This week, a colleague wrote, “Follow the money and you’ll find the power.” This sounded cynical to me and I smartly wrote back that we all had some money, and together we had a lot, so awesome! we have a lot of power.
But I can tell there is more in this encounter for me to learn. One of the ways I learn is by writing; maybe one of the ways you learn is reading what I write. I hope so.
Right now, it is hard not to be cynical about money and power. Together. That unhappy marriage that they make is making the news. It’s a marriage of convenience, neither money nor power really like each other. They just stick together because they are insecure alone.
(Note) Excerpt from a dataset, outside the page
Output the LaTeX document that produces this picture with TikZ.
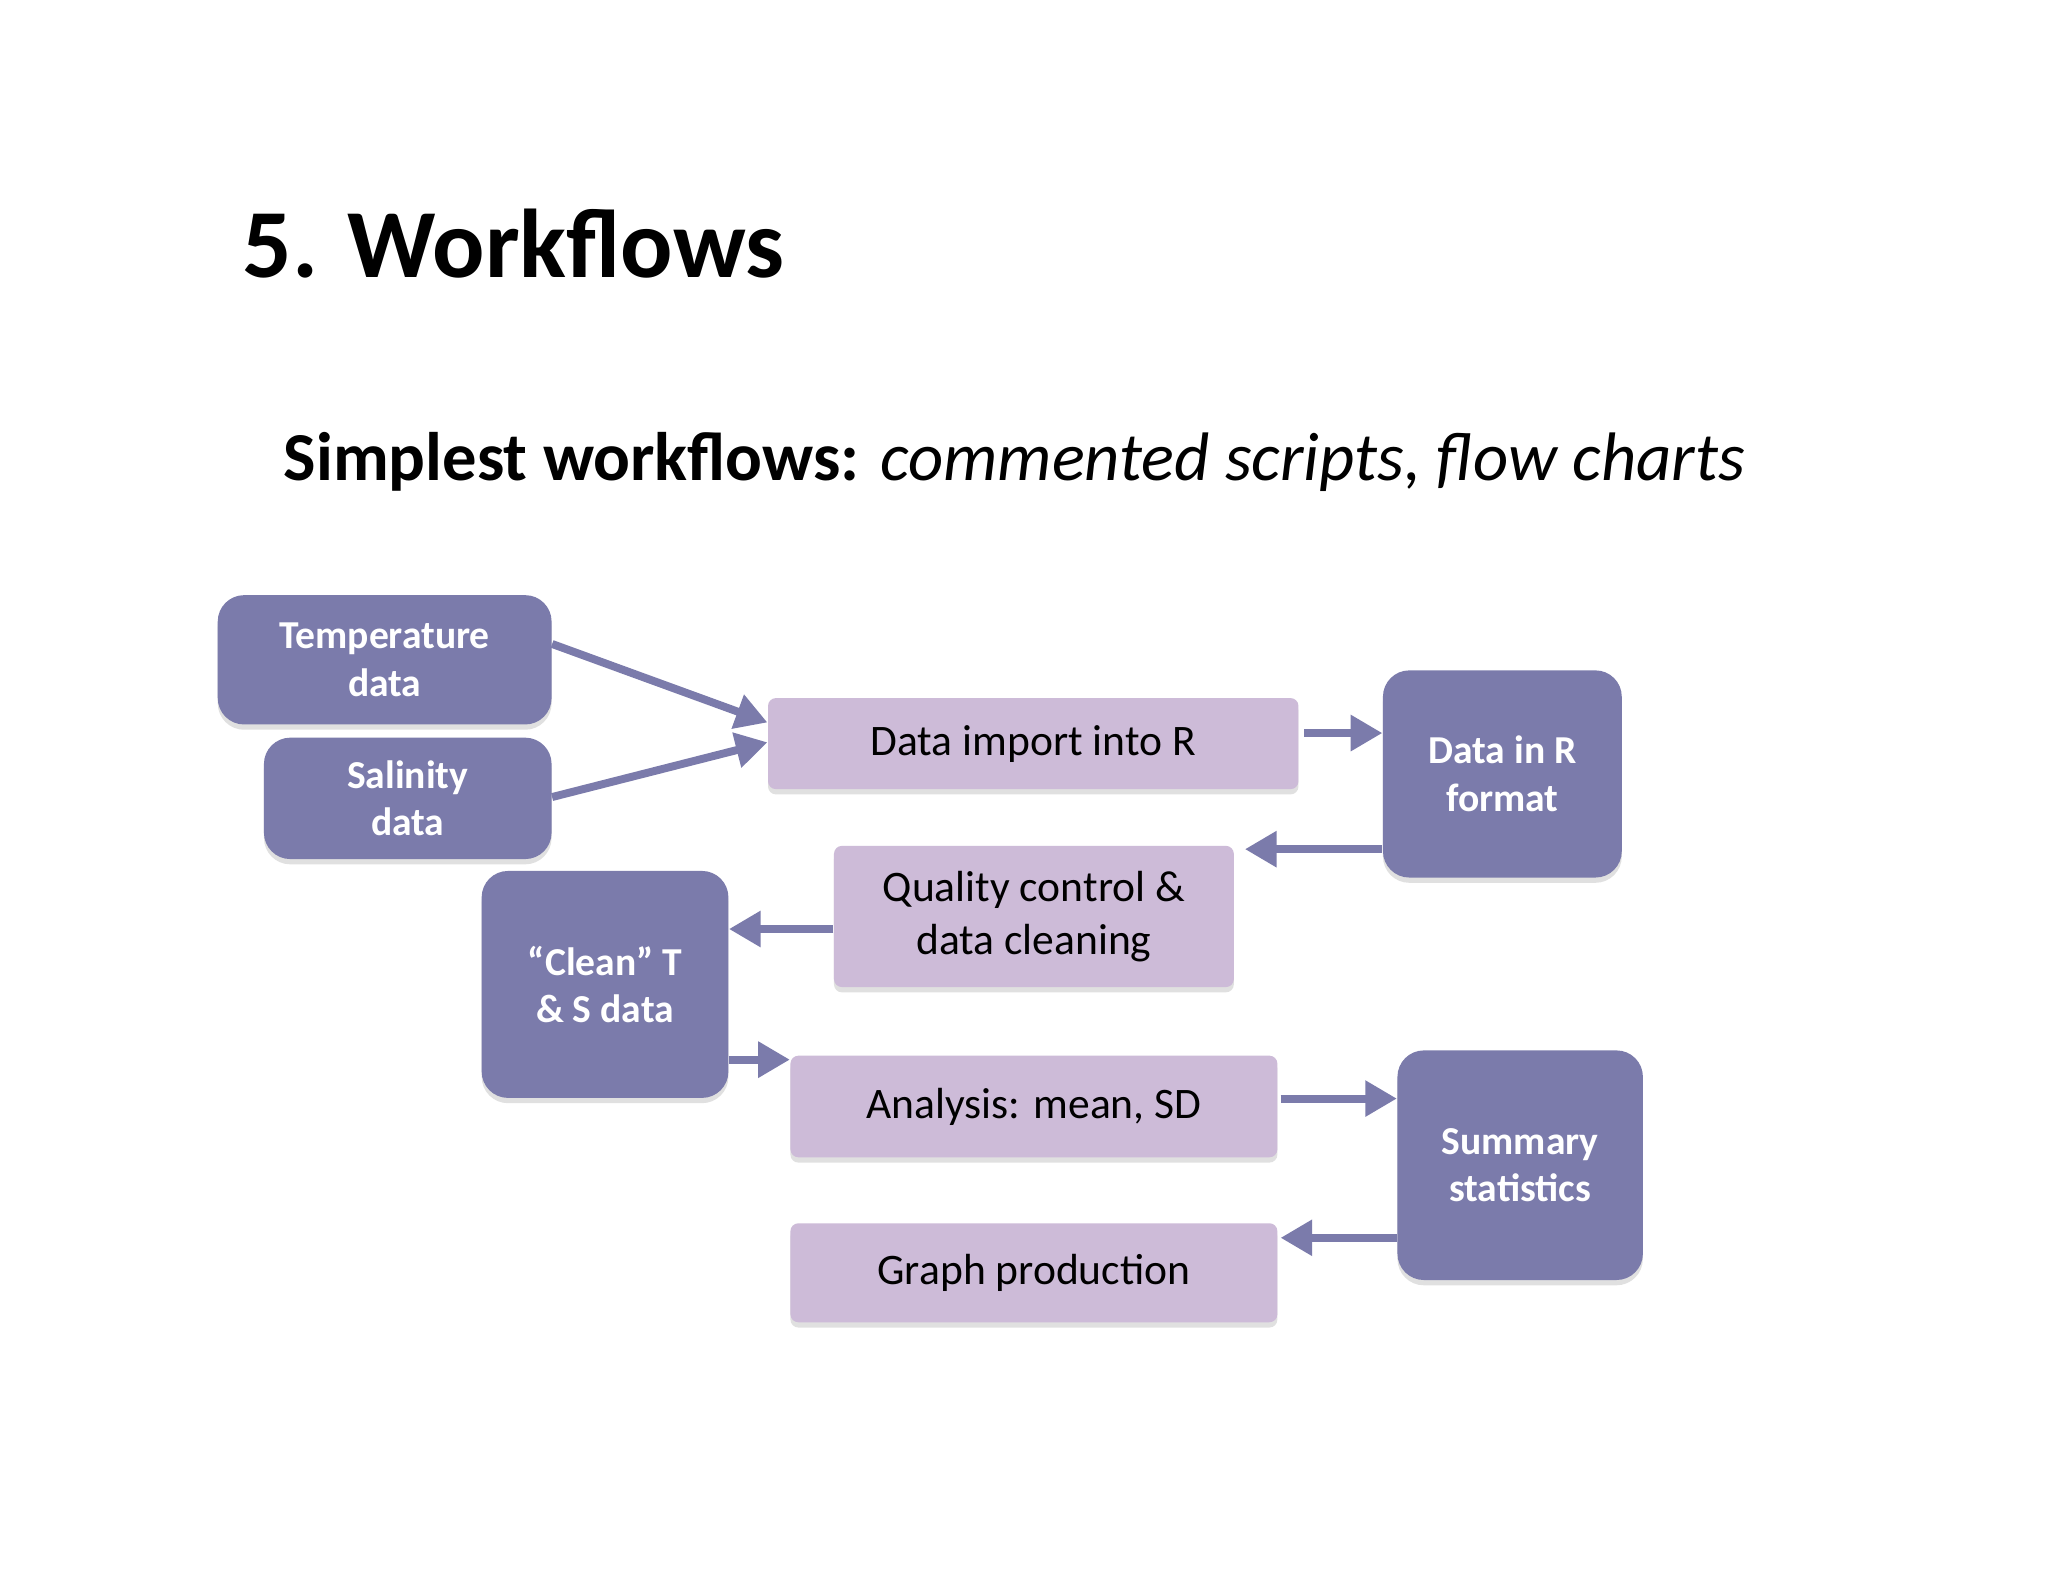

How many of us are insecure alone? And grab for money or power to make us feel better? Or grab for our identity as lacking money or power?
Let’s stop doing that. Let’s affirm we have the money we have and work to disentangle it in our imaginations from the power we have. Fannie Lou Hamer will soon have her 100th birthday. Black Lives Matter is ever more in our minds. Brave–I would say noble–men who play football are “taking the knee” rather than stand for the national anthem. Let’s do some RAISING CLARITY: what is power, really?
And what does it have to do with money?
Money is a shortcut to short-term power. But over time, it isn’t a shortcut to anything. It doesn’t keep you from getting sick, growing old, or dying, which Buddha recognized as three causes of suffering. We can
- dislike and in other ways
- separate ourselves
from people we think have more money than we do. But it will not make us purer than they are. It may however make us poorer than they are and it may very well keep us from seeing our own power as well as our own money.
Let us be thoughtful and honest with ourselves about who has money (we do) and who has power (we do). Let’s indeed “follow the money” to our own power.